Given instruction >> Starting at the line that contains "What Apache ECharts" and stopping at the line that contains "const arrowCold = [[32.3, 747], [40, 484]];", return those lines exactly and nothing else. Both end lines count; pictures do not.

[Stored items]
-----

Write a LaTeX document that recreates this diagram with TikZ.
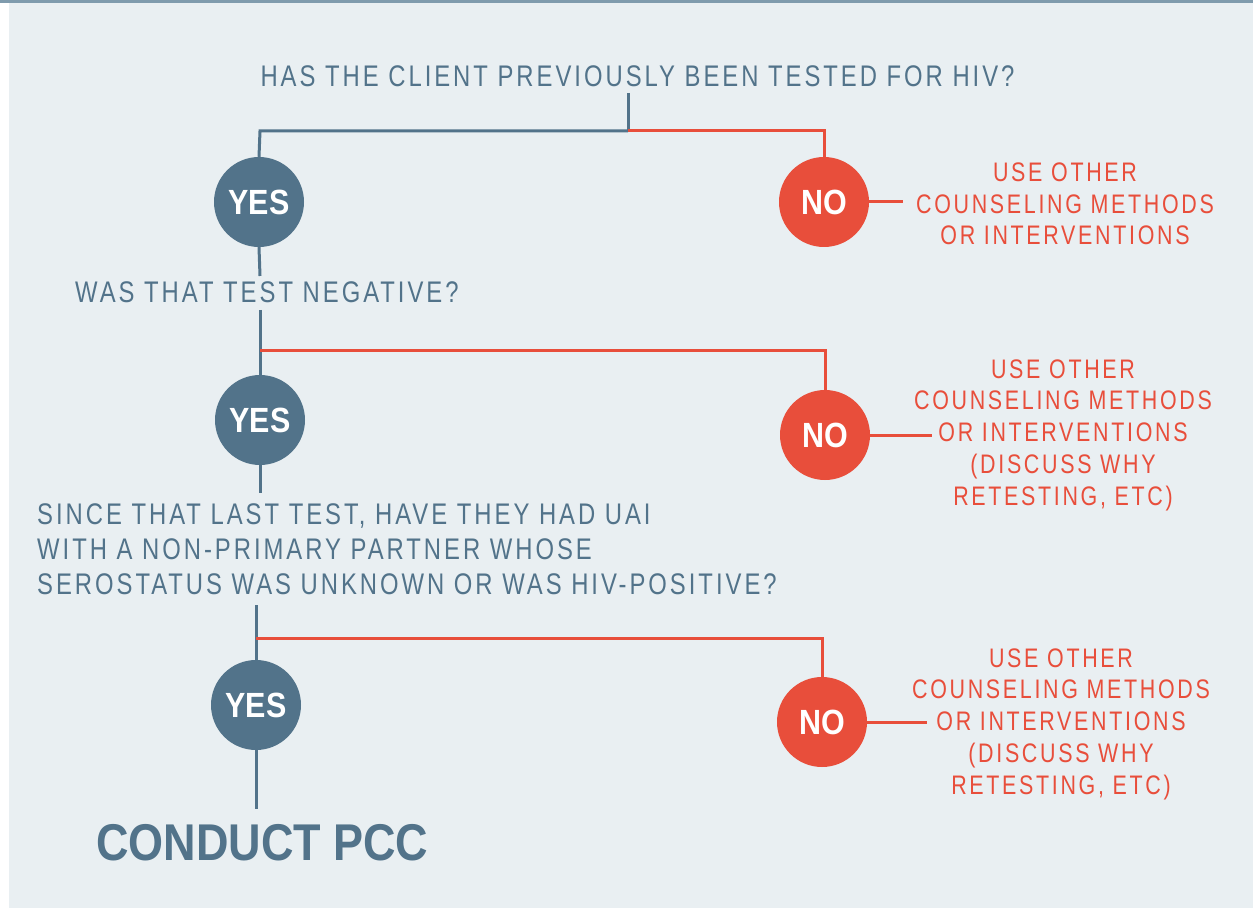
\documentclass[tikz,border=0pt]{standalone}
\usepackage{fontspec}
\setmainfont{Liberation Sans}[FakeStretch=0.8,LetterSpace=10]
\newfontfamily\bcond{Liberation Sans}[FakeStretch=0.87]
\definecolor{bluegray}{HTML}{52738A}
\definecolor{redc}{HTML}{E84E3B}
\definecolor{panel}{HTML}{E9EFF2}
\definecolor{band}{HTML}{7F9BAD}
\tikzset{
  yesc/.style={circle,fill=bluegray,minimum size=90pt,inner sep=0pt,text=white,font=\bcond\bfseries\fontsize{35}{35}\selectfont},
  noc/.style={circle,fill=redc,minimum size=90pt,inner sep=0pt,text=white,font=\bcond\bfseries\fontsize{35}{35}\selectfont},
  qtext/.style={text=bluegray,inner sep=0pt,font=\fontsize{29.8}{35}\selectfont},
  rtext/.style={text=redc,inner sep=0pt,align=center,font=\fontsize{26.8}{31.7}\selectfont},
  bline/.style={draw=bluegray,line width=3pt},
  rline/.style={draw=redc,line width=3pt},
}
\begin{document}
\begin{tikzpicture}[x=1pt,y=-1pt]
\useasboundingbox (0,0) rectangle (1253,909);
\fill[white] (0,0) rectangle (1253,909);
\fill[panel] (9,3) rectangle (1253,908);
\fill[band] (0,0) rectangle (1253,3);

% section 1
\node[qtext,anchor=base] (q1) at (637.5,87) {HAS THE CLIENT PREVIOUSLY BEEN TESTED FOR HIV?};
\node[yesc] (yes1) at (259,202) {YES};
\node[noc] (no1) at (824,202) {NO};
\coordinate (q1s) at (628,93);
\coordinate (j1) at (628,131);
\coordinate (j1l) at (260,131);
\coordinate (j1r) at (824,131);
\draw[bline] (q1s) -- (j1);
\draw[bline] (j1) -- (j1l) -- (yes1.north);
\draw[rline] (j1) -- (j1r) -- (no1.north);
\node[rtext,anchor=base] (r1) at (1065,245) {USE OTHER\\COUNSELING METHODS\\OR INTERVENTIONS};
\coordinate (r1w) at (903,202);
\draw[rline] (no1.east) -- (r1w);

% section 2
\coordinate (y1b) at (260,276);
\draw[bline] (yes1.south) -- (y1b);
\node[qtext,anchor=base west] (q2) at (75,303) {WAS THAT TEST NEGATIVE?};
\node[yesc] (yes2) at (260,420) {YES};
\node[noc] (no2) at (825,435) {NO};
\coordinate (q2s) at (260,310);
\coordinate (j2) at (260,350);
\coordinate (j2r) at (825,350);
\draw[bline] (q2s) -- (yes2.north);
\draw[rline] (j2) -- (j2r) -- (no2.north);
\node[rtext,anchor=base] (r2) at (1063,505) {USE OTHER\\COUNSELING METHODS\\OR INTERVENTIONS\\(DISCUSS WHY\\RETESTING, ETC)};
\coordinate (r2w) at (932,435);
\draw[rline] (no2.east) -- (r2w);

% section 3
\coordinate (y2b) at (260,493);
\draw[bline] (yes2.south) -- (y2b);
\node[qtext,anchor=base west,align=left] (q3) at (37,594) {SINCE THAT LAST TEST, HAVE THEY HAD UAI\\WITH A NON-PRIMARY PARTNER WHOSE\\SEROSTATUS WAS UNKNOWN OR WAS HIV-POSITIVE?};
\node[yesc] (yes3) at (256,705) {YES};
\node[noc] (no3) at (822,722) {NO};
\coordinate (q3s) at (256,605);
\coordinate (j3) at (256,638);
\coordinate (j3r) at (822,638);
\draw[bline] (q3s) -- (yes3.north);
\draw[rline] (j3) -- (j3r) -- (no3.north);
\node[rtext,anchor=base] (r3) at (1061,794) {USE OTHER\\COUNSELING METHODS\\OR INTERVENTIONS\\(DISCUSS WHY\\RETESTING, ETC)};
\coordinate (r3w) at (927,722);
\draw[rline] (no3.east) -- (r3w);

% end
\coordinate (y3b) at (256,809);
\draw[bline] (yes3.south) -- (y3b);
\node[text=bluegray,inner sep=0pt,anchor=base west,font=\bcond\bfseries\fontsize{51.7}{52}\selectfont] (pcc) at (96,860) {CONDUCT PCC};
\end{tikzpicture}
\end{document}
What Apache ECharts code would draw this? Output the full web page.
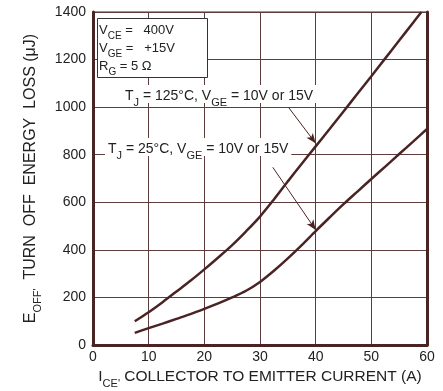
<!DOCTYPE html>
<html><head><meta charset="utf-8">
<script src="https://cdn.jsdelivr.net/npm/echarts@6/dist/echarts.min.js"></script>
<style>html,body{margin:0;padding:0;background:#fff}#c{width:443px;height:391px}</style>
</head><body><div id="c"></div>
<script>
const xTicks = [0, 10, 20, 30, 40, 50, 60];
const yTicks = [0, 200, 400, 600, 800, 1000, 1200, 1400];
const hotX = [7.5, 10, 12.5, 15, 17.5, 20, 22.5, 25, 27.5, 30, 32.5, 35, 37.5, 40, 42.5, 45, 47.5, 50, 52.5, 55, 57.5, 59];
const hotY = [100, 138, 180, 225, 270, 318, 368, 420, 478, 540, 612, 688, 762, 835, 908, 982, 1056, 1130, 1205, 1280, 1355, 1400];
const coldX = [7.5, 10, 12.5, 15, 17.5, 20, 22.5, 25, 27.5, 30, 32.5, 35, 37.5, 40, 42.5, 45, 47.5, 50, 52.5, 55, 57.5, 60];
const coldY = [51, 71, 90, 110, 130, 152, 175, 200, 228, 265, 312, 364, 420, 479, 536, 592, 645, 698, 750, 803, 855, 908];
const arrowHot = [[35.1, 1000], [40, 848]];
const arrowCold = [[32.3, 747], [40, 484]];

const dark = '#4a2424';
const grid = '#5e3c3c';
const ff = '"Liberation Sans", Arial, sans-serif';
const chart = echarts.init(document.getElementById('c'));
const pair = (xs, ys) => xs.map((x, i) => [x, ys[i]]);
const mkRich = (big, small, lh, sh, off) => ({
  b: {fontSize: big, fontFamily: ff, color: '#222', fill: '#222', lineHeight: lh, verticalAlign: 'bottom'},
  s: {fontSize: small, fontFamily: ff, color: '#222', fill: '#222', lineHeight: sh, verticalAlign: 'bottom', padding: [0,0,-off,0]}
});
chart.setOption({
  animation: false,
  grid: {left: 93, right: 16, top: 12, bottom: 46, show: true, borderColor: dark, borderWidth: 1, outerBoundsMode: 'none', containLabel: false},
  xAxis: {
    type: 'value', min: 0, max: 60, interval: 10,
    axisLine: {show: true, lineStyle: {color: dark, width: 3}},
    axisTick: {show: false},
    splitLine: {show: true, lineStyle: {color: grid, width: 1}},
    axisLabel: {fontSize: 14, color: '#222', fontFamily: ff, margin: 5},
    name: '{b|I}{s|CE\'}{b| COLLECTOR TO EMITTER CURRENT (A)}',
    nameLocation: 'middle', nameGap: 18,
    nameTextStyle: {rich: mkRich(15.5, 11, 19, 15, 5)}
  },
  yAxis: [{
    type: 'value', min: 0, max: 1400, interval: 200,
    axisLine: {show: true, lineStyle: {color: dark, width: 3}},
    axisTick: {show: false},
    splitLine: {show: true, lineStyle: {color: grid, width: 1}},
    axisLabel: {fontSize: 14, color: '#222', fontFamily: ff, margin: 7, formatter: v => String(v)},
    name: '{b|E}{s|OFF\'}{b|  TURN  OFF  ENERGY  LOSS (μJ)}',
    nameLocation: 'middle', nameGap: 45, nameRotate: 90,
    nameTextStyle: {rich: mkRich(16, 11, 19, 15, 5)}
  }, {
    type: 'value', min: 0, max: 1400, interval: 200, position: 'right',
    axisLine: {show: true, lineStyle: {color: dark, width: 3}},
    axisTick: {show: false}, axisLabel: {show: false}, splitLine: {show: false}
  }],
  series: [
    {type: 'line', data: pair(hotX, hotY), smooth: 0.3, showSymbol: false,
     lineStyle: {color: dark, width: 2.5},
     markLine: {silent: true, symbol: ['none', 'arrow'], symbolSize: [6, 10], label: {show: false},
       lineStyle: {color: dark, width: 1, type: 'solid'},
       data: [[{coord: arrowHot[0]}, {coord: arrowHot[1]}], [{coord: arrowCold[0]}, {coord: arrowCold[1]}]]}},
    {type: 'line', data: pair(coldX, coldY), smooth: 0.3, showSymbol: false,
     lineStyle: {color: dark, width: 2.5}}
  ],
  graphic: [
    {type: 'rect', shape: {x: 97.5, y: 18.5, width: 110, height: 59}, style: {fill: '#fff', stroke: '#333', lineWidth: 1}, z: 10},
    {type: 'text', x: 99, y: 19, z: 11, style: {
      text: '{b|V}{s|CE}{b| =   400V}\n{b|V}{s|GE}{b| =   +15V}\n{b|R}{s|G}{b| = 5 Ω}',
      rich: mkRich(13, 10, 18, 14, 4)}},
    {type: 'text', x: 122, y: 85, z: 11, style: {
      text: '{b|T}{s|J}{b| = 125°C, V}{s|GE}{b| = 10V or 15V}',
      backgroundColor: '#fff', padding: [0, 3, 0, 3],
      rich: mkRich(14, 11, 18, 14, 5)}},
    {type: 'text', x: 105, y: 138, z: 11, style: {
      text: '{b|T}{s|J}{b| = 25°C, V}{s|GE}{b| = 10V or 15V}',
      backgroundColor: '#fff', padding: [0, 3, 0, 3],
      rich: mkRich(14, 11, 18, 14, 5)}}
  ]
});
</script></body></html>
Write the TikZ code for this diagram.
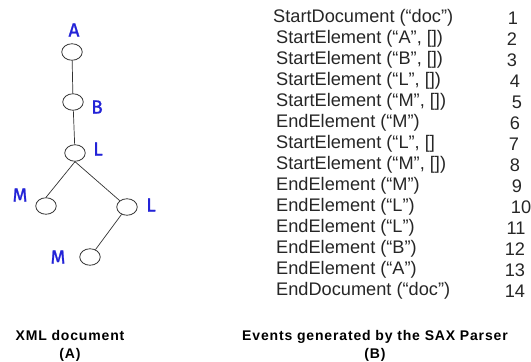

-----

Complete response >>
What Apache ECharts code would draw this? Output the full web page.
<!DOCTYPE html>
<html><head><meta charset="utf-8">
<script src="https://cdn.jsdelivr.net/npm/echarts@6/dist/echarts.min.js"></script>
<style>html,body{margin:0;padding:0;background:#fff}#c{width:443px;height:391px}</style>
</head><body><div id="c"></div>
<script>
const xTicks = [0, 10, 20, 30, 40, 50, 60];
const yTicks = [0, 200, 400, 600, 800, 1000, 1200, 1400];
const hotX = [7.5, 10, 12.5, 15, 17.5, 20, 22.5, 25, 27.5, 30, 32.5, 35, 37.5, 40, 42.5, 45, 47.5, 50, 52.5, 55, 57.5, 59];
const hotY = [100, 138, 180, 225, 270, 318, 368, 420, 478, 540, 612, 688, 762, 835, 908, 982, 1056, 1130, 1205, 1280, 1355, 1400];
const coldX = [7.5, 10, 12.5, 15, 17.5, 20, 22.5, 25, 27.5, 30, 32.5, 35, 37.5, 40, 42.5, 45, 47.5, 50, 52.5, 55, 57.5, 60];
const coldY = [51, 71, 90, 110, 130, 152, 175, 200, 228, 265, 312, 364, 420, 479, 536, 592, 645, 698, 750, 803, 855, 908];
const arrowHot = [[35.1, 1000], [40, 848]];
const arrowCold = [[32.3, 747], [40, 484]];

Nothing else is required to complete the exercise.